● **Data to process**
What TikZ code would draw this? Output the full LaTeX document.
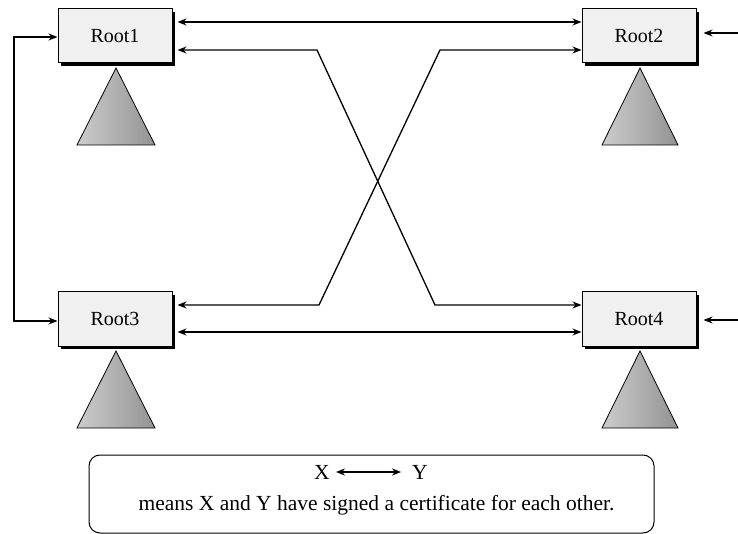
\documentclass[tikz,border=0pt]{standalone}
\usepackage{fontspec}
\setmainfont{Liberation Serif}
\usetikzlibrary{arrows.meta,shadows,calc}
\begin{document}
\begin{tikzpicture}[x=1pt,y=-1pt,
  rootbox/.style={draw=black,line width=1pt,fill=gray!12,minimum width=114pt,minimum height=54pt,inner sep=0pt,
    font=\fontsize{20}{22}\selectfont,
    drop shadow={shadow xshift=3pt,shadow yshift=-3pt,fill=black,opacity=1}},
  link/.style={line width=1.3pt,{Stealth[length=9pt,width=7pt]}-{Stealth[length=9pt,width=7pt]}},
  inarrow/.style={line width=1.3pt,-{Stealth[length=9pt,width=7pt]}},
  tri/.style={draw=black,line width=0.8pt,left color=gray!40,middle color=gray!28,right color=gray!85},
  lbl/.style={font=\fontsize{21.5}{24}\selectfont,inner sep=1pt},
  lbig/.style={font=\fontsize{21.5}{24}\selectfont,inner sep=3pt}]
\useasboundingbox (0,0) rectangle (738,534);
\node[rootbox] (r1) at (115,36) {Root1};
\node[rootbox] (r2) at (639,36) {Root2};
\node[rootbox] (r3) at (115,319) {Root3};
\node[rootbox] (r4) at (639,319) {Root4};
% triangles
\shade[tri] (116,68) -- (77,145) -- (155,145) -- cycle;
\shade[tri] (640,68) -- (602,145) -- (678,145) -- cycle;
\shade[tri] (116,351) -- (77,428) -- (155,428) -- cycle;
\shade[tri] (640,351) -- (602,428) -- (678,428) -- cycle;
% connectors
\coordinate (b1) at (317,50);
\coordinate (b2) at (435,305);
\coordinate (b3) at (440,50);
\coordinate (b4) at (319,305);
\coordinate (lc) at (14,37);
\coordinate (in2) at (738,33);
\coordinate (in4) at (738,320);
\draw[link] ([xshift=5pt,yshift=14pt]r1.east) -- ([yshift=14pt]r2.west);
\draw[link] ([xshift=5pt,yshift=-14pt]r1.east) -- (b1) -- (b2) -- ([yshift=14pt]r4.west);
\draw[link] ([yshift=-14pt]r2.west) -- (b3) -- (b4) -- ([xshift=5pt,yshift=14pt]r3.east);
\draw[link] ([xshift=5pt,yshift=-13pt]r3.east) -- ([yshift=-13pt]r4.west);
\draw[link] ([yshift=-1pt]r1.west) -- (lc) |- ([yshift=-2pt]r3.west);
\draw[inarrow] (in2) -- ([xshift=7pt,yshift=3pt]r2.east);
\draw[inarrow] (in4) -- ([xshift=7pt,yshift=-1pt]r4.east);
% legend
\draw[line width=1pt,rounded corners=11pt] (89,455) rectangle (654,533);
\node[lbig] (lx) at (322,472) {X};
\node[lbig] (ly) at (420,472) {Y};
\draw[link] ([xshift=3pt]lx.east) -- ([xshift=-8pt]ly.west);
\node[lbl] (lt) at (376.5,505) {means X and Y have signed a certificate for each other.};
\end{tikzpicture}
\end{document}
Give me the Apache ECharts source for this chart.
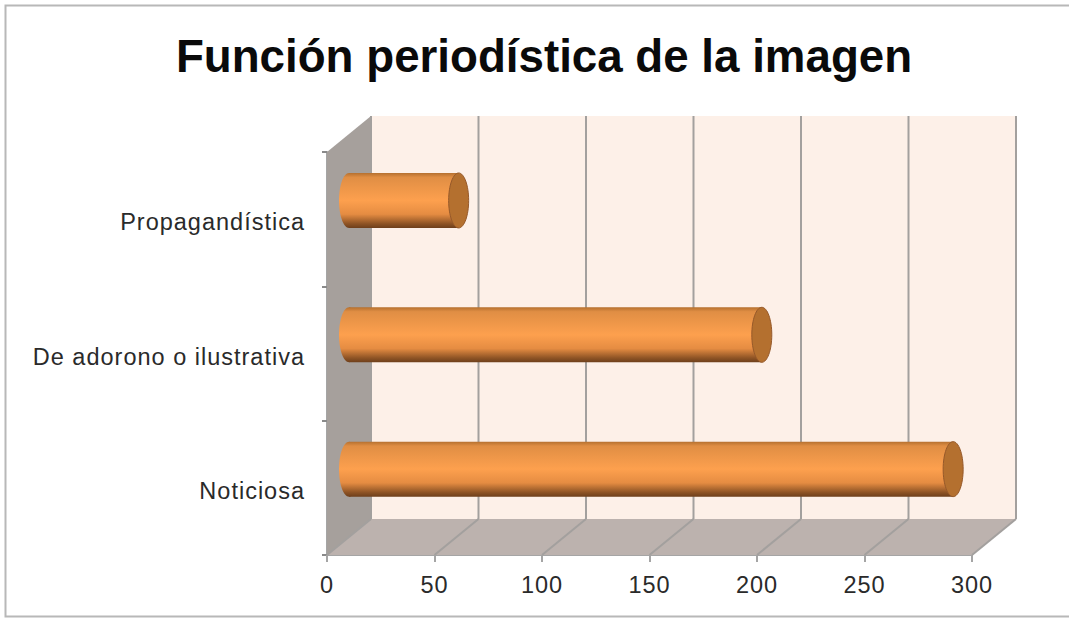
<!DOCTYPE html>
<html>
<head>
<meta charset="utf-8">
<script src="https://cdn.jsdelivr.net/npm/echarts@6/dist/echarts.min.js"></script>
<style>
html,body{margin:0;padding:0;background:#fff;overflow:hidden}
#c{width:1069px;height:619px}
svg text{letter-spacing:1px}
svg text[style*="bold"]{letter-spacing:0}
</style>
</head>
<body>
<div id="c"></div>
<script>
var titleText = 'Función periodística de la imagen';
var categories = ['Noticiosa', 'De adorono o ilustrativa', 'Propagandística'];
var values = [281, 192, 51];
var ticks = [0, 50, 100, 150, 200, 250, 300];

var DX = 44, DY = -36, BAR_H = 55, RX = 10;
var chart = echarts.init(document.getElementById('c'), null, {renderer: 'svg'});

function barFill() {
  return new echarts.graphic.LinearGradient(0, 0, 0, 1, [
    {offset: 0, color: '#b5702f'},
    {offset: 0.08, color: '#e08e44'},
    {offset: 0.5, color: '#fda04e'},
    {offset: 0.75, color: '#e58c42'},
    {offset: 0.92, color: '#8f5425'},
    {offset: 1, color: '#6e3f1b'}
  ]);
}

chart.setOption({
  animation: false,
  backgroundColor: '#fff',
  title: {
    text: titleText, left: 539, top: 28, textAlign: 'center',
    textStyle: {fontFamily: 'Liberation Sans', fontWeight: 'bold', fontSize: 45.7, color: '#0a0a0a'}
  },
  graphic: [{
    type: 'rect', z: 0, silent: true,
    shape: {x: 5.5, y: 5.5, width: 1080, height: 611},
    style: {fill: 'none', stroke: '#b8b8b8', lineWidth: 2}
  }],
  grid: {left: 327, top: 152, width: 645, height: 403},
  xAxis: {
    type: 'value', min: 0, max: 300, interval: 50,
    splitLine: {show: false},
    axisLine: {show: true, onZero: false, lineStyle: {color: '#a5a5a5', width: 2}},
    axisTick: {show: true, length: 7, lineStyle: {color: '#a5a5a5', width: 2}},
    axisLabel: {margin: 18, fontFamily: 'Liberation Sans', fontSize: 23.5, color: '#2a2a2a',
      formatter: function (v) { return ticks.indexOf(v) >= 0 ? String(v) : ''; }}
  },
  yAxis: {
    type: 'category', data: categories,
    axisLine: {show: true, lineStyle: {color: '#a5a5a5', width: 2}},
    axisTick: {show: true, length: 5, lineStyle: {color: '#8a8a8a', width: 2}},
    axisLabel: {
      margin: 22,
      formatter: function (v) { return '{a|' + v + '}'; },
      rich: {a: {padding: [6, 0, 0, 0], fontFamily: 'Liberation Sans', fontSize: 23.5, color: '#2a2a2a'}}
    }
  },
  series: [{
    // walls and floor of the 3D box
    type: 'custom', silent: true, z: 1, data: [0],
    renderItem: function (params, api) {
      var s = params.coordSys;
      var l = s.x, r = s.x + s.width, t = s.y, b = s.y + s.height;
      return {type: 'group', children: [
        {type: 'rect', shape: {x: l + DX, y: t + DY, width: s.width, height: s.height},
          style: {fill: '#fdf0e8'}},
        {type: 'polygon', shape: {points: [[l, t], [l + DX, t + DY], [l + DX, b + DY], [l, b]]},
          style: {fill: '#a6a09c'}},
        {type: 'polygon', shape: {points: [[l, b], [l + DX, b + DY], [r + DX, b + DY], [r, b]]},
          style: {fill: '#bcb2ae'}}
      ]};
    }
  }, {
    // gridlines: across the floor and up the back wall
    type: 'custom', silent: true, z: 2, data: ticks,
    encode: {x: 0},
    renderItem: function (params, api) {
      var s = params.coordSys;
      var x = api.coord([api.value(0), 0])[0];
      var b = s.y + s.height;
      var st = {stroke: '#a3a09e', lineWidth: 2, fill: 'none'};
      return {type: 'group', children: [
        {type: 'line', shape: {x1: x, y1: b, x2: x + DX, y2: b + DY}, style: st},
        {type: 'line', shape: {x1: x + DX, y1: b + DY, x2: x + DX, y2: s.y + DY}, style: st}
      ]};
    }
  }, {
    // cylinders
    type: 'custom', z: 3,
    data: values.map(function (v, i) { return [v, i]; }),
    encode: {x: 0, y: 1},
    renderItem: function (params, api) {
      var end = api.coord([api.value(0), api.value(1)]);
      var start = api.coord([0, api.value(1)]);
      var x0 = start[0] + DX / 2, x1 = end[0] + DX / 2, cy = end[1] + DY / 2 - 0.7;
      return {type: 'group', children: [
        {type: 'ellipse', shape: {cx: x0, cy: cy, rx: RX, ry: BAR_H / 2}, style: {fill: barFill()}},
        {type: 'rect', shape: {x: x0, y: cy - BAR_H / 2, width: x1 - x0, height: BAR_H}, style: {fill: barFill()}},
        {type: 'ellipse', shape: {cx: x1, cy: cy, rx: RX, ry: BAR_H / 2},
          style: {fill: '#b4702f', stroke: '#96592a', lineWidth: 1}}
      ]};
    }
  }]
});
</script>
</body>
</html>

● **Required work**
Pick out the lines containing the string "this" and show them.

● **Reply**
What TikZ code would draw this? Output the full LaTeX document.
Give me the Apache ECharts source for this chart.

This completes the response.